Data provided -
________

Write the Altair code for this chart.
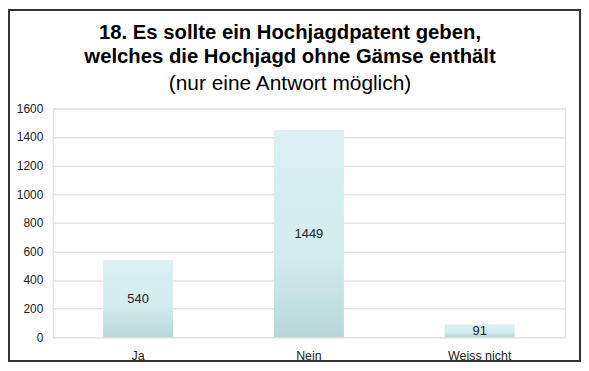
import altair as alt
import pandas as pd

categories = ["Ja", "Nein", "Weiss nicht"]
counts = [540, 1449, 91]
y_ticks = [0, 200, 400, 600, 800, 1000, 1200, 1400, 1600]
title_lines = ["18. Es sollte ein Hochjagdpatent geben,", "welches die Hochjagd ohne Gämse enthält"]
subtitle_text = "(nur eine Antwort möglich)"

df = pd.DataFrame({"cat": categories, "n": counts})

FONT = "Liberation Sans"
W, H = 515, 230

x_axis = alt.Axis(labelAngle=0, ticks=False, domain=False, labelFontSize=12.5,
                  labelColor="#222222", labelPadding=12, labelFont=FONT)
y_axis = alt.Axis(values=y_ticks, ticks=False, domain=False, grid=True,
                  gridColor="#e3e3e3", gridWidth=1.5, labelPadding=10,
                  labelOverlap=False, format="d",
                  labelFontSize=12, labelColor="#222222", labelFont=FONT)
x_scale = alt.Scale(paddingInner=0.59, paddingOuter=0.295)
y_scale = alt.Scale(domain=[0, 1600])

grad = alt.LinearGradient(
    gradient="linear",
    stops=[alt.GradientStop(color="#dbf0f3", offset=0),
           alt.GradientStop(color="#d3ecee", offset=0.6),
           alt.GradientStop(color="#b8d7d8", offset=1)],
    x1=0, x2=0, y1=0, y2=1,
)

bars = alt.Chart(df).mark_bar(color=grad).encode(
    x=alt.X("cat:N", sort=categories, title=None, scale=x_scale, axis=x_axis),
    y=alt.Y("n:Q", title=None, scale=y_scale, axis=y_axis),
)

labels = alt.Chart(df).transform_calculate(mid="datum.n / 2").mark_text(
    fontSize=13, color="#222222", font=FONT
).encode(
    x=alt.X("cat:N", sort=categories, title=None, scale=x_scale, axis=x_axis),
    y=alt.Y("mid:Q", title=None, scale=y_scale, axis=y_axis),
    text=alt.Text("n:Q"),
)

border = alt.Chart(alt.Data(values=[{"a": 1}])).mark_rect(
    fillOpacity=0, stroke="#333333", strokeWidth=2
).encode(
    x=alt.value(-44), x2=alt.value(530), y=alt.value(-99), y2=alt.value(254)
)

chart = alt.layer(bars, labels, border).properties(
    width=W, height=H,
    padding=0,
    title=alt.TitleParams(
        text=title_lines, subtitle=subtitle_text, anchor="middle", dx=-19,
        font=FONT, fontSize=20.4, fontWeight="bold", color="#000000", lineHeight=24,
        subtitleFont=FONT, subtitleFontSize=21, subtitleFontWeight="normal",
        subtitleColor="#000000", subtitleLineHeight=24, subtitlePadding=6.5, offset=-86,
    ),
).configure_view(stroke=None).configure(background="white")

chart.save("out.html", embed_options={"renderer": "svg", "actions": False})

________

Job - Omit each picture, then return all of the listing exactly as it stands.

Result of the task -
Write the Altair code for this chart.
import altair as alt
import pandas as pd

categories = ["Ja", "Nein", "Weiss nicht"]
counts = [540, 1449, 91]
y_ticks = [0, 200, 400, 600, 800, 1000, 1200, 1400, 1600]
title_lines = ["18. Es sollte ein Hochjagdpatent geben,", "welches die Hochjagd ohne Gämse enthält"]
subtitle_text = "(nur eine Antwort möglich)"

df = pd.DataFrame({"cat": categories, "n": counts})

FONT = "Liberation Sans"
W, H = 515, 230

x_axis = alt.Axis(labelAngle=0, ticks=False, domain=False, labelFontSize=12.5,
                  labelColor="#222222", labelPadding=12, labelFont=FONT)
y_axis = alt.Axis(values=y_ticks, ticks=False, domain=False, grid=True,
                  gridColor="#e3e3e3", gridWidth=1.5, labelPadding=10,
                  labelOverlap=False, format="d",
                  labelFontSize=12, labelColor="#222222", labelFont=FONT)
x_scale = alt.Scale(paddingInner=0.59, paddingOuter=0.295)
y_scale = alt.Scale(domain=[0, 1600])

grad = alt.LinearGradient(
    gradient="linear",
    stops=[alt.GradientStop(color="#dbf0f3", offset=0),
           alt.GradientStop(color="#d3ecee", offset=0.6),
           alt.GradientStop(color="#b8d7d8", offset=1)],
    x1=0, x2=0, y1=0, y2=1,
)

bars = alt.Chart(df).mark_bar(color=grad).encode(
    x=alt.X("cat:N", sort=categories, title=None, scale=x_scale, axis=x_axis),
    y=alt.Y("n:Q", title=None, scale=y_scale, axis=y_axis),
)

labels = alt.Chart(df).transform_calculate(mid="datum.n / 2").mark_text(
    fontSize=13, color="#222222", font=FONT
).encode(
    x=alt.X("cat:N", sort=categories, title=None, scale=x_scale, axis=x_axis),
    y=alt.Y("mid:Q", title=None, scale=y_scale, axis=y_axis),
    text=alt.Text("n:Q"),
)

border = alt.Chart(alt.Data(values=[{"a": 1}])).mark_rect(
    fillOpacity=0, stroke="#333333", strokeWidth=2
).encode(
    x=alt.value(-44), x2=alt.value(530), y=alt.value(-99), y2=alt.value(254)
)

chart = alt.layer(bars, labels, border).properties(
    width=W, height=H,
    padding=0,
    title=alt.TitleParams(
        text=title_lines, subtitle=subtitle_text, anchor="middle", dx=-19,
        font=FONT, fontSize=20.4, fontWeight="bold", color="#000000", lineHeight=24,
        subtitleFont=FONT, subtitleFontSize=21, subtitleFontWeight="normal",
        subtitleColor="#000000", subtitleLineHeight=24, subtitlePadding=6.5, offset=-86,
    ),
).configure_view(stroke=None).configure(background="white")

chart.save("out.html", embed_options={"renderer": "svg", "actions": False})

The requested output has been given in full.